Peter's message of hope is inspiring, but it's tempered by something we see underwater. Amid the reef sharks and sea turtles, there's coral bleached white enough to worry this island's greatest enthusiast.

"What we do see is more and more bleaching, more and more stress on the corals. The hot water, the water warming, the environment changing and bringing up the water temperature, to me, that's a big risk," Gash noted.

The damaged coral here is part of the mass bleaching event caused by the marine heatwave along the Great Barrier Reef, a phenomenon that could threaten the entire ecosystem.

If you're a dinosaur fan, you might want to go ahead and come with me to the Field Museum in Chicago. It has a fossil on display that some scientists call the most important fossil of all time because it establishes a link between birds and dinosaurs.

"Archaeopteryx is the one fossil that tells us that the birds outside our window are living dinosaurs, and I think that is so cool. It's also the oldest fossil bird that's ever been found, the only Jurassic bird," said a museum expert.

Research suggests that birds were the only group of dinosaurs to survive the mass extinction roughly 66 million years ago. Only 12 Archaeopteryx specimens have been found, and most are on display in Europe.

[Applause]

In honor of Mother's Day yesterday, our 10 out of 10 is a shoutout to some new moms and babies.
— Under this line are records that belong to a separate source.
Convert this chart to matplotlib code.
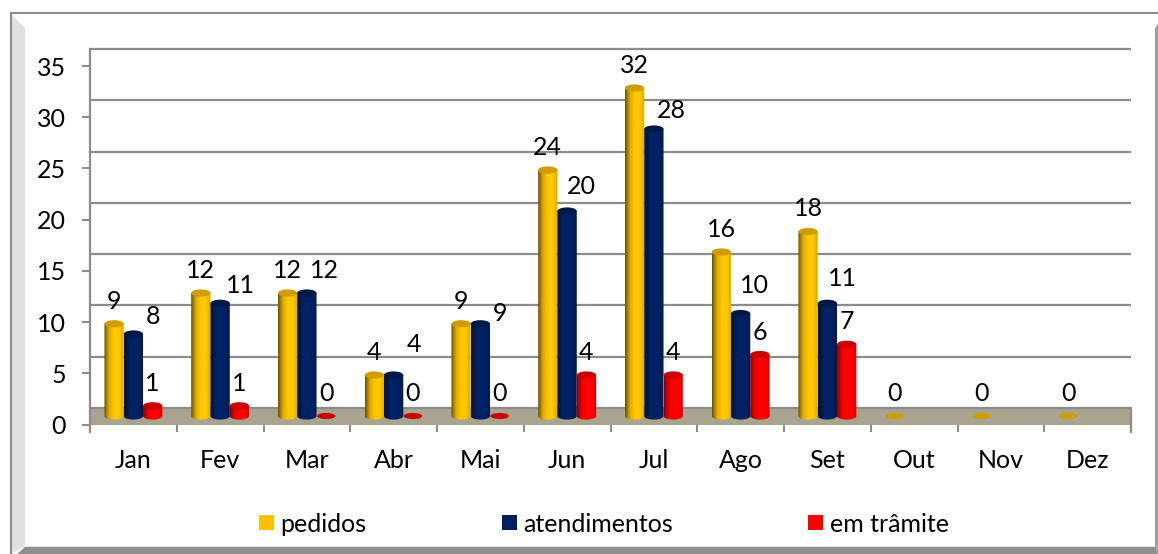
import matplotlib
matplotlib.use('Agg')
import matplotlib.pyplot as plt
import numpy as np
from matplotlib.colors import LinearSegmentedColormap
from matplotlib.patches import Ellipse, PathPatch, Polygon, Rectangle
from matplotlib.path import Path

plt.rcParams['font.family'] = ['Lato', 'DejaVu Sans']

meses = ['Jan', 'Fev', 'Mar', 'Abr', 'Mai', 'Jun', 'Jul', 'Ago', 'Set', 'Out', 'Nov', 'Dez']
pedidos = [9, 12, 12, 4, 9, 24, 32, 16, 18, 0, 0, 0]
atendimentos = [8, 11, 12, 4, 9, 20, 28, 10, 11, np.nan, np.nan, np.nan]
em_tramite = [1, 1, 0, 0, 0, 4, 4, 6, 7, np.nan, np.nan, np.nan]
yticks = [0, 5, 10, 15, 20, 25, 30, 35]

W, H = 1158, 554
GRID = '#8c8c8c'
FS = 18


def px_axes(fig, left, right, top, bottom):
    return fig.add_axes([left / W, 1 - bottom / H, (right - left) / W, (bottom - top) / H])


def cylinder(ax, xc, val, w, colors, cap, cap_h=0.7):
    if val == 0:
        ax.add_patch(Ellipse((xc, 0), w * 0.95, cap_h * 0.85, fc=cap, ec='none', zorder=3))
        return
    # body: rectangle with a rounded bottom, filled with a sideways gradient
    t = np.linspace(np.pi, 2 * np.pi, 25)
    xs = xc + w / 2 * np.cos(t)
    ys = cap_h / 2 * np.sin(t)
    verts = [(xc - w / 2, val)] + list(zip(xs, ys)) + [(xc + w / 2, val), (xc - w / 2, val)]
    codes = [Path.MOVETO] + [Path.LINETO] * (len(verts) - 2) + [Path.CLOSEPOLY]
    clip = PathPatch(Path(verts, codes), fc='none', ec='none', transform=ax.transData)
    ax.add_patch(clip)
    cmap = LinearSegmentedColormap.from_list('c', colors)
    im = ax.imshow(np.linspace(0, 1, 64).reshape(1, -1), cmap=cmap, aspect='auto',
                   extent=[xc - w / 2, xc + w / 2, -1, val + 1], zorder=3)
    im.set_clip_path(clip)
    ax.add_patch(Ellipse((xc, val), w, cap_h, fc=cap, ec='none', zorder=4))


fig = plt.figure(figsize=(W / 100, H / 100), dpi=100, facecolor='white')

# outer frame with its bevel
frame = fig.add_axes([0, 0, 1, 1], zorder=0)
frame.set_xlim(0, W)
frame.set_ylim(H, 0)
frame.axis('off')
frame.add_patch(Polygon([(11, 14), (25, 28), (25, 546), (11, 554)], fc='#e0e0e0', ec='none'))
frame.add_patch(Polygon([(25, 547), (1155, 547), (1158, 554), (17, 554)], fc='#8f8f8f', ec='none'))
frame.add_patch(Rectangle((25, 545.5), 1130, 1.5, fc='#e4e4e4', ec='none'))
frame.add_patch(Polygon([(1155, 28), (1158, 24), (1158, 554), (1155, 547)], fc='#a0a0a0', ec='none'))
frame.plot([10.5, 10.5, W], [H, 13, 13], color=GRID, lw=1.5, solid_joinstyle='miter')

# back wall and floor
back = px_axes(fig, 90, 1131, 49, 408)
back.set_zorder(1)
back.patch.set_alpha(0)
back.set_xlim(0, 12)
back.set_ylim(0, 35)
back.axis('off')
floor = 17 / (359 / 35)
back.add_patch(Rectangle((0, -floor), 12, floor, fc='#a8a48f', ec='none', clip_on=False))
for v in yticks:
    back.plot([0, 12], [v, v], color=GRID, lw=1.6, clip_on=False, solid_capstyle='butt')
back.plot([0, 0], [-floor - 0.7, 35], color=GRID, lw=1.6, clip_on=False)
back.plot([12, 12], [-floor - 0.7, 0], color=GRID, lw=1.6, clip_on=False)

# front axis: ticks and labels
front = px_axes(fig, 90, 1131, 66, 424.5)
front.set_zorder(2)
front.patch.set_alpha(0)
front.set_xlim(0, 12)
front.set_ylim(0, 35)
for s in front.spines.values():
    s.set_visible(False)
front.set_yticks(yticks)
front.set_xticks(range(13))
front.set_xticklabels([])
front.set_xticks(np.arange(12) + 0.5, minor=True)
front.set_xticklabels(meses, minor=True, fontsize=FS)
front.tick_params(axis='y', length=5.5, width=1.5, color=GRID, labelsize=FS, pad=12)
front.tick_params(axis='x', which='major', length=5, width=1.5, color=GRID)
front.tick_params(axis='x', which='minor', length=0, pad=18)

# bars, y = 0 sits 416 px down, the axes runs one unit below it for the rounded bottoms
ax = px_axes(fig, 90, 1131, 57.25, 426.25)
ax.set_zorder(3)
ax.patch.set_alpha(0)
ax.axis('off')

series = [
    (pedidos, -1, ['#6e5200', '#e0aa00', '#ffc800', '#ffc800', '#dca800'], '#d09c00', '#ffc000'),
    (atendimentos, 0, ['#001030', '#002060', '#002468', '#002060', '#001a4c'], '#001848', '#002060'),
    (em_tramite, 1, ['#8c0000', '#f00000', '#ff0000', '#ff0000', '#d00000'], '#cc0000', '#ff0000'),
]
# label offsets from the bar top, px; the original labels were placed by hand
dy_atend = [17, 18, 22, 30, 10, 25, 19, 28, 25, 0, 0, 0]
dx_atend = [20, 20, 18, 20, 20, 14, 17, 14, 15, 0, 0, 0]
bar_w = 19.3 / (1041 / 12)
x = np.arange(12) + 0.5
for vals, pos, colors, cap, _ in series:
    for i, v in enumerate(vals):
        if np.isnan(v):
            continue
        xc = x[i] + pos * bar_w
        cylinder(ax, xc, v, bar_w, colors, cap)
        dx = dx_atend[i] if pos == 0 else 0
        dy = dy_atend[i] if pos == 0 else 22.5
        ax.annotate(str(v), (xc, v), xytext=(dx * 0.72, dy * 0.72), textcoords='offset points',
                    ha='center', va='center', fontsize=FS, color='black', annotation_clip=False, zorder=6)
ax.set_xlim(0, 12)
ax.set_ylim(-1, 35)

# legend
nomes = ['pedidos', 'atendimentos', 'em trâmite']
for nome, s, xq in zip(nomes, series, [259, 502, 808]):
    frame.add_patch(Rectangle((xq, 515), 15, 15, fc=s[4], ec='none'))
    frame.text(xq + 21.5, 524.5, nome, fontsize=FS, va='center', ha='left', color='black')

fig.savefig('out.png', dpi=100)
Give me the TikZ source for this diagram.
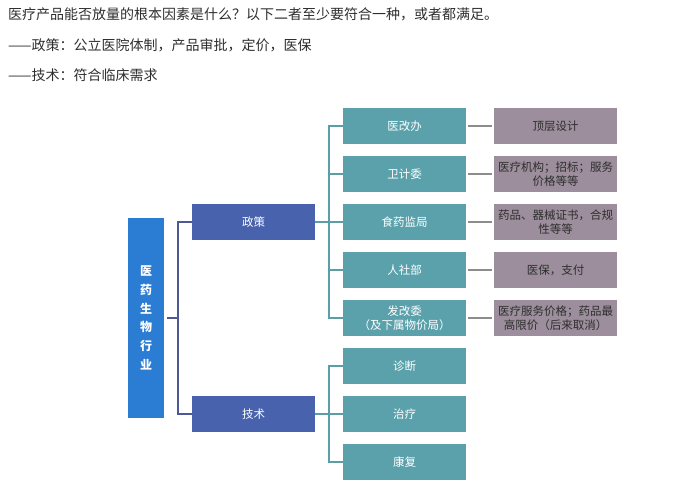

The Nashville Zoo is welcoming the birth of four Red River Hog piglets. It's the first litter of that species ever born there. Red River Hogs aren't endangered, but the population is decreasing in the wild. They are native to the rainforests of Africa. The Nashville Zoo is also celebrating the birth of a male red ruffed lemur named Helios. The species is native to Madagascar and is considered critically endangered due to habitat loss.

Alright, you animals, it's shoutout time! Mrs. Kelly's class and all the marvelous Maroons at Perry High School in Perry, Oklahoma, thank you for being you! And this shoutout goes to Mrs. Kilcup's class at Liberty Middle School in Spanaway, Washington. The lightning light up our day!

Rise up, make it a great Monday! I'll see you right back here tomorrow. I'm Koi, and we are CNN 10.